«Essa brava aldeia de Astérix [do anti-Acordo Ortográfico, em Portugal, findo que foi o período de transição para a sua adoção plena] – escreve o autor na sua coluna de opinião do "Jornal de Notícias" de 15/05/2015 – escava hoje as últimas trincheiras legais, implora a ajuda da preguiça lusófona para a sua derradeira batalha, reza pela heterodoxia de Angola e desconfia do Brasil, essa vil potência do gerúndio e das vogais indecentemente abertas. Quem sabe se ainda os veremos a ter um candidato presidencial – um Octávio com "c" ou um Baptista com um "p" dos que algumas tias velhas ainda cuidam em pronunciar ao chá.»
Às vezes, neste país em que a crise nos trocou os dias e insoniou as noites, nos cortou os salários e a esperança, nos ajouja de impostos, neste Portugal vendido ao desbarato, na grande feira liberal exportada de Chicago para Massamá, às vezes, afinal, é por outra razão que não essa que se levantam os mais fortes clamores de revolta.
É como se a pérfida Albion nos tivesse impedido, de novo, o sonho do mapa cor de rosa, como se os "turras" voltassem a decepar colonos incautos, como se o pandita Nehru reafundasse o "Afonso de Albuquerque" nas águas mornas de Pangim. É a pátria ofendida que regressa, desta vez pela aguda gravidade de um acento perdido, consolando a orfandade de vogais que choram o fim de alguns circunflexos telheiros gráficos.
Vá lá que, por essa bandeira, não se sai à rua para escacar montras e cabeças, não se atulham alamedas de clamores, poetas de peito feito não anunciam "Marias da Fonte", não se descem avenidas, de cravos irados e de braços dados, rumando a Rossios de indignação e vilas morenas.
Esse rumor cívico trepa, contudo, há muito, pelos posts de blogues soberanistas, excita-se nas laudas severas da estimável folha diária da Sonae, num feroz "no pasarán!", verbaliza-se, com anónimo arrojo, no vernáculo das caixas de comentários.
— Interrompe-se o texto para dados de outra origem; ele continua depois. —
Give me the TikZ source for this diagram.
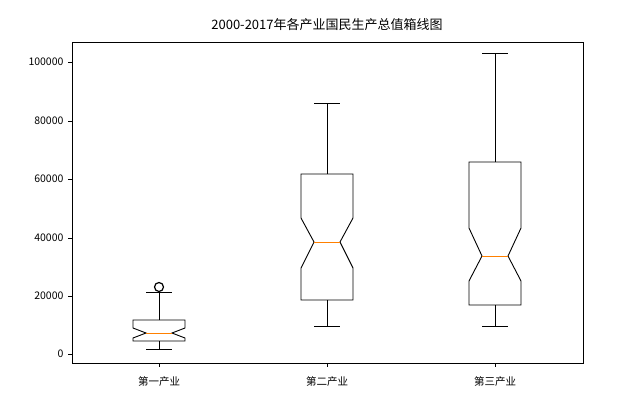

São a brigada do asterismo, os que anunciam, lá ao fundo do texto, a sua orgulhosa não adesão ao ultraje gráfico.
No passado, andariam pelas catacumbas do MUD, hoje dão a vida cívica por uma muda consoante. São netos dos nostálgicos do "ph" da farmácia, dos chorosos, tal como Pessoa, da graça do "y" que o cisne em tempos perdeu, dos que há muito se haviam sentido tramados pela falta do trema que germanicamente lhes ornava os "u", separados do futuro por um elidido hífen.
Essa brava aldeia de Astérix escava hoje as últimas trincheiras legais, implora a ajuda da preguiça lusófona para a sua derradeira batalha, reza pela heterodoxia de Angola e desconfia do Brasil, essa vil potência do gerúndio e das vogais indecentemente abertas. Quem sabe se ainda os veremos a ter um candidato presidencial – um Octávio com "c" ou um Baptista com um "p" dos que algumas tias velhas ainda cuidam em pronunciar ao chá.
O Acordo Ortográfico entrou agora, definitivamente, em vigor. Quem o não quiser utilizar que o não faça. Mas será assim uma questão tão importante? Afinal, se bem repararam, no artigo que acabam de ler, nem por uma vez se divergiu da velha escrita. Não estão de Acordo?
Artigo publicado no "Jornal de Notícias" de 15 de maio de 2015.